By Carla Schuit   – Registered Dietitian

Lately there has been a lot in the news about PHO’s (partially hydrogenated oils) and Trans fats.  The FDA changed the face of the food industry last week by announcing that they are removing PHOs from their list of GRAS (generally recognized as safe) ingredients and therefore prohibiting their use in food. if food companies want to continue to use PHOs they need to apply for an exemption with the FDA and the ingredient will be regulated as a food additive. Meaning, if food companies provide enough evidence and support to the FDA then they can rule that PHOs will be allowed in food for that specific use. So what does this mean? Why are they doing this? What are PHOs? Why should you care?

PHOs are oils, typically soybean and/or cottonseed, which have been partially hydrogenated by adding hydrogen molecules to a liquid to make it more solid at room temperature. They are stable and versatile, used to create a desired taste and texture in all kinds of food products. However, they also increase heart attacks and other cardiovascular events seven times more than other fats. It is this reason that the FDA took action to ban the ingredient from foods. They could no longer consider PHOs safe to consume and we currently consume them in great amounts. Think of all the products in the grocery store. Margarine, crackers, ice cream, dressings, sauces, baked goods, etc… almost all shelf stable products on the aisles of the grocery store contain PHOs in one form or another. You can identify these items by looking at the ingredient statement on packaging as well as the  Trans Fat content on the nutrition facts panel.
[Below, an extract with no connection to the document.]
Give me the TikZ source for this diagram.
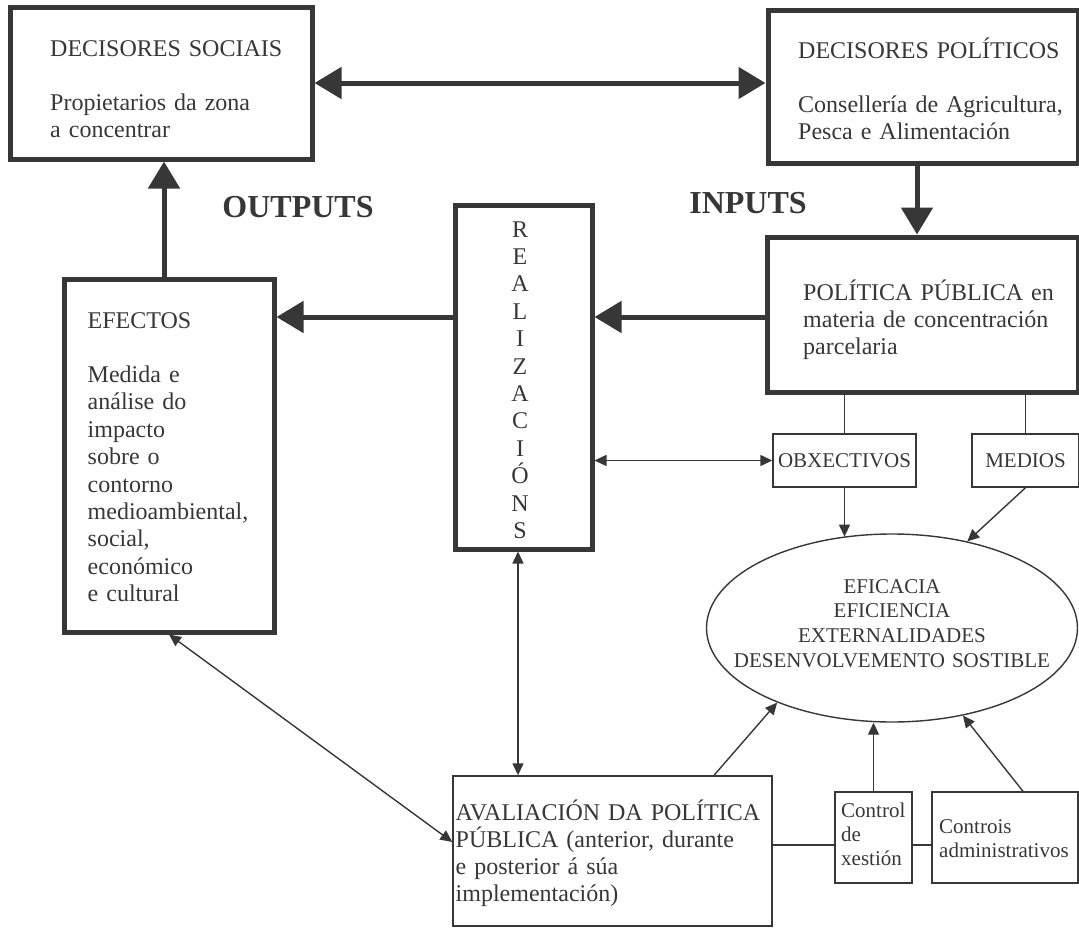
\documentclass[tikz,border=0pt]{standalone}
\usepackage{fontspec}
\setmainfont{Liberation Serif}
\usetikzlibrary{arrows.meta,shapes.geometric}
\definecolor{ink}{RGB}{55,55,55}
\begin{document}
\begin{tikzpicture}[x=1pt,y=-1pt,
  thickbox/.style={draw=ink,line width=5pt,inner sep=0pt},
  thinbox/.style={draw=ink,line width=1.4pt,inner sep=0pt},
  bigarr/.style={draw=ink,line width=5pt,-{Triangle[length=27pt,width=31pt]}},
  bigdbl/.style={draw=ink,line width=5pt,{Triangle[length=27pt,width=31pt]}-{Triangle[length=27pt,width=31pt]}},
  smallarr/.style={draw=ink,line width=1.4pt,-{Triangle[length=12pt,width=11pt]}},
  smalldbl/.style={draw=ink,line width=1.4pt,{Triangle[length=12pt,width=11pt]}-{Triangle[length=12pt,width=11pt]}},
  link/.style={draw=ink,line width=1.4pt},
  bodytxt/.style={text=ink,inner sep=0pt,anchor=base west,align=left,font=\fontsize{24}{27.4}\selectfont},
  smalltxt/.style={text=ink,inner sep=0pt,anchor=base west,align=left,font=\fontsize{21}{24}\selectfont},
  headtxt/.style={text=ink,inner sep=0pt,anchor=base,font=\fontsize{32}{36}\selectfont\bfseries},
]
\useasboundingbox (0,0) rectangle (1079,929);

% boxes
\node[thickbox,minimum width=302pt,minimum height=152pt] (ds) at (161,83) {};
\node[thickbox,minimum width=310pt,minimum height=153pt] (dp) at (923,86.5) {};
\node[thickbox,minimum width=311pt,minimum height=155pt] (pol) at (922.5,314.5) {};
\node[thickbox,minimum width=210pt,minimum height=353pt] (efx) at (169,455.5) {};
\node[thickbox,minimum width=137pt,minimum height=344pt] (rz) at (523.5,377) {};
\node[thinbox,minimum width=143pt,minimum height=53pt,text=ink,font=\fontsize{21}{24}\selectfont] (obx) at (844.5,460.5) {OBXECTIVOS};
\node[thinbox,minimum width=107pt,minimum height=53pt,text=ink,font=\fontsize{21}{24}\selectfont] (med) at (1025.5,460.5) {MEDIOS};
\node[draw=ink,line width=1.4pt,ellipse,minimum width=371pt,minimum height=188pt,inner sep=0pt] (ell) at (892,628) {};
\node[thinbox,minimum width=319pt,minimum height=150pt] (aval) at (612.5,851) {};
\node[thinbox,minimum width=77pt,minimum height=91pt] (ctl) at (873.5,837.5) {};
\node[thinbox,minimum width=146pt,minimum height=91pt] (cts) at (1005,837.5) {};

% texts
\node[bodytxt,text width=260pt] (dstxt) at (50,56) {DECISORES SOCIAIS\\[27pt]Propietarios da zona\\a concentrar};
\node[bodytxt,text width=275pt] (dptxt) at (798,58) {DECISORES POLÍTICOS\\[27pt]Consellería de Agricultura,\\Pesca e Alimentación};
\node[bodytxt,text width=270pt] (poltxt) at (803,300) {POLÍTICA PÚBLICA en\\materia de concentración\\parcelaria};
\node[bodytxt,text width=185pt] (efxtxt) at (87.5,328) {EFECTOS\\[27pt]Medida e\\análise do\\impacto\\sobre o\\contorno\\medioambiental,\\social,\\económico\\e cultural};
\node[bodytxt,anchor=base,align=center,text width=30pt] (rztxt) at (520,237) {R\\E\\A\\L\\I\\Z\\A\\C\\I\\Ó\\N\\S};
\node[smalltxt,anchor=base,align=center,text width=360pt,font=\fontsize{21}{24.7}\selectfont] (elltxt) at (892,593) {EFICACIA\\EFICIENCIA\\EXTERNALIDADES\\DESENVOLVEMENTO SOSTIBLE};
\node[bodytxt,text width=315pt,font=\fontsize{24}{27}\selectfont] (avaltxt) at (455.5,820) {AVALIACIÓN DA POLÍTICA\\PÚBLICA (anterior, durante\\e posterior á súa\\implementación)};
\node[smalltxt,text width=70pt] (ctltxt) at (841,817) {Control\\de\\xestión};
\node[smalltxt,text width=140pt] (ctstxt) at (939,833) {Controis\\administrativos};
\node[headtxt] (outl) at (298,217) {OUTPUTS};
\node[headtxt] (inl) at (748,213) {INPUTS};

% connectors
\draw[bigdbl] (ds.east) -- (ds.east -| dp.west);
\coordinate (up1) at ([xshift=-5pt]efx.north);
\draw[bigarr] (up1) -- (up1 |- ds.south);
\coordinate (dn1) at ([xshift=-6pt]dp.south);
\draw[bigarr] (dn1) -- (dn1 |- pol.north);
\coordinate (r1) at ([yshift=60pt]rz.west);
\draw[bigarr] (r1) -- (r1 -| efx.east);
\coordinate (p1) at (pol.west |- r1);
\draw[bigarr] (p1) -- (p1 -| rz.east);
\draw[link] (obx.north |- pol.south) -- (obx.north);
\draw[link] (med.north |- pol.south) -- (med.north);
\draw[smalldbl] (obx.west -| rz.east) -- (obx.west);
\draw[smallarr] (obx.south) -- (obx.south |- ell.118);
\draw[smallarr] (med.south) -- (ell.49);
\coordinate (v1) at ([xshift=-5.5pt]rz.south);
\draw[smalldbl] (v1) -- (v1 |- aval.north);
\coordinate (e1) at ([yshift=9pt]aval.west);
\draw[smalldbl] (efx.south) -- (e1);
\coordinate (a1) at ([xshift=101.5pt]aval.north);
\draw[smallarr] (a1) -- (ell.213);
\draw[smallarr] (ctl.north) -- (ctl.north |- ell.south);
\coordinate (c1) at ([xshift=18pt]cts.north);
\draw[smallarr] (c1) -- (ell.-51);
\coordinate (h1) at ([yshift=6pt]aval.east);
\draw[link] (h1) -- (h1 -| ctl.west);
\draw[link] (h1 -| ctl.east) -- (h1 -| cts.west);
\end{tikzpicture}
\end{document}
So Trans Fat bad, yes, but fats play an important part in food and recipes. If you take out trans fat what do you replace it with? This is what food companies are currently struggling with and they seem to have two primary options. One being palm and/or palm kernel oil and the other being animal fats, more commonly called ….lard.

Palm and palm kernel oil is oil expressed from the fruit or seed (kernel) of palm plants. These are primarily grown in Southeast Asia. It is a saturated fat similar to coconut oil. Palm kernel oil also is a source of carotenoids giving it a reddish color. These are successful in helping food companies achieve the same if not very similar end product they did when using PHOs. However, palm/palm kernel oil has a sustainable downside. Farmers have to clear large areas of rainforests to make room for palm plantation. Displacing wildlife and changing the ecosystem. Companies are aware of this and working with group such as RFPO to make a sustainable system of harvesting.
Lard or animals fat. This is another saturated fat that companies are beginning to replace PHOs with. Animal fats typically do not translate well with most consumers so food companies are favoring plant options as much as possible.

The main reason food companies began using PHOs was because consumers were shying away from saturated fats. Recent research has shown that the consumption of saturated fat isn’t as harmful as once thought and trans fats are doing more harm than good.

So what does this mean for you? It means that products will contain much more saturated fat. If you already have a diet high in processed meats, red meats  and other animal products this will only add to your saturated fat intake during the day. Although saturated fat isn’t as bad as we once thought it does still accumulate in your body and you should consider this when making food choices.

It also means that products are going to have shorter shelf lives. If you are used to purchasing items and having them around for months this will no longer be an option. More items may need to be refrigerated to prevent fat rancidity. You may also see product prices go up because these ingredients are more expensive. It will be up to the food companies to figure this out for you.

Your best bet in this is to stick to your whole foods diet and avoid packaged and processed foods as much as possible. I know this article is a little more technical than usual but I thought it was good information. As your reward for sticking it out see the tasty avocado chocolate pudding recipe below!

 

AVOCADO CHOCOLATE PUDDING

1 large ripe avocado

1 tbsp cocoa powder

½ tbsp honey ( or maple syrup)
Mix and mash!! Serve cold. You can change the amounts of cocoa and honey depending on how rich and chocolaty you like it. I also like to add a little cinnamon for something extra!